Więcej znaczy WIĘCEJ czyli od kwoty 2500 zł do 120 000 zł
Sebastian postanowił samodzielnie wystąpić przed zakładem ubezpieczeń. Był przekonany, że uzyska godne zadośćuczynienie po wypadku drogowym. Miał złamaną kość udową, złamaną nasadę dalszej kości promieniowej. Całe jego ciało było silnie stłuczone…
Ubezpieczyciel uznał, że kwota 25 000 zł jest odpowiednia. Następnie obniżył tą kwotę z tytułu przyczynienia się poszkodowanego do szkody aż o 90 %. Uzasadnieniem było to, że Sebastian wsiadając do samochodu zdawał sobie sprawę z tego, że kierowca był pod wpływem alkoholu. Właśnie z tego powodu mimo bólu i licznych urazów miał zostać z kwotą 2500 zł. Wiedział, że to nie wystarczy na leczenie, rehabilitację czy opiekę. Zwrócił się do nas z prośbą o pomoc.
Sprawę Sebastiana skierowaliśmy na drogę sądową żądając obok zadośćuczynienia za krzywdę również odszkodowania z tytułu poniesionych kosztów leczenia, utraconego zarobku oraz renty na przyszłość (w związku z utraconą możliwością zarobkowania). W październiku 2017 r. sprawa zakończyła się prawomocnym wyrokiem Sądu II instancji. Udało nam się uzyskać dla naszego Klienta dodatkowo ponad 120 000 zł oraz dożywotnią rentę w wysokości 1 100 zł miesięcznie. Nasi prawnicy wiedzieli, że kluczowymi elementami w tej sprawie było:
- wywalczenie obniżenia przyjętego przez ubezpieczyciela przyczynienia z 90% do 25%
- ustalenie renty w oparciu o potencjalne przyszłe możliwości zarobkowe.

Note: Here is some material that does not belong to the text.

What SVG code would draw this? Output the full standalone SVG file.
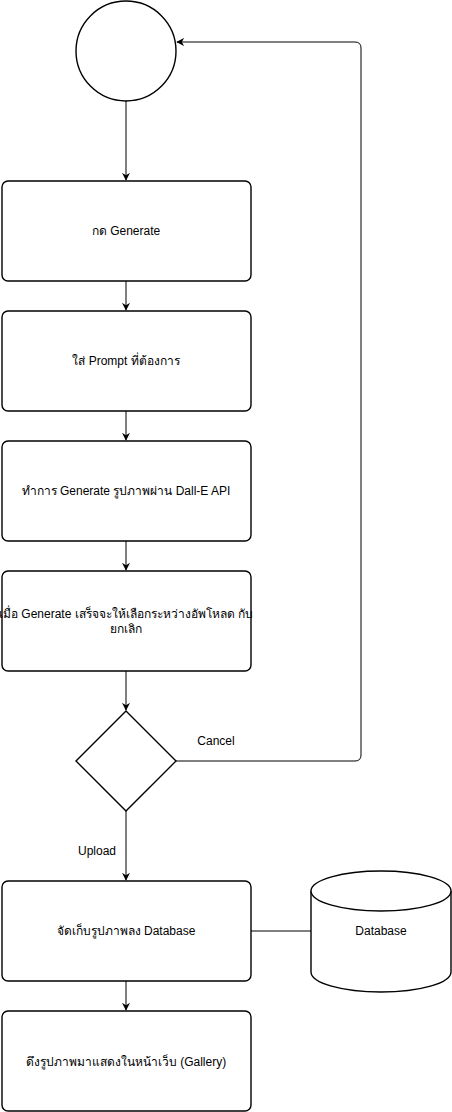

Zerknijmy również do sprawy Pawła…
Potknął się o wystający ponad poziom chodnika kant płyty chodnikowej. Wskutek upadku doszło do bolesnego skręcenia stawu skokowego. Gmina, która jest zobowiązana do dbania o chodnik, jak również jej ubezpieczyciel odmówili wypłaty jakiegokolwiek odszkodowania. Uzasadniali, że chodnik jest stary i nosi ślady użytkowania, a zatem poszkodowany powinien zachować należytą ostrożność. Dodatkowo wskazywali, że pracownik gminy przeprowadzał regularne kontrole stanu drogi i chodnika i nie zanotował uszkodzeń wymagających remontu. Paweł poczuł się bezsilny, zatem zwrócił się do nas.
Sprawę Pawła również skierowaliśmy na drogę sądową. Przekonaliśmy Sąd, że gmina nie dopełniła należycie swoich obowiązków i uzyskaliśmy dla naszego Klienta 10 000 zł zadośćuczynienia, odszkodowanie za okres w którym wymagał korzystania z opieki najbliższych, a także odszkodowanie za zniszczone w trakcie upadku mienie (okulary).
Historie Sebastiana i Pawła pokazują nam jak wiele osób ma nadzieję, że samodzielnie mogą uzyskać godne odszkodowania czy zadośćuczynienia. Jednak dopiero pomoc doświadczonych prawników przynosi bardzo konkretne i miarodajne rezultaty. Co ważne, współpracując z Polskim Instytutem Odszkodowań nikt nic nie ryzykuje. Wszelkie koszty wstępne są po naszej stronie. To właśnie gwarancja bezpieczeństwa dla Ciebie. Jeśli nie ma godnej wypłaty odszkodowania lub zadośćuczynienia osoba poszkodowana nie ponosi żadnych kosztów.
Więcej, po prostu znaczy WIĘCEJ.
Wierzymy, że godne zabezpieczenie finansowe
pozwoli każdej osobie poszkodowanej szybciej
wrócić do życia sprzed wypadku.
PS. Imiona naszych Klientów zostały zmienione.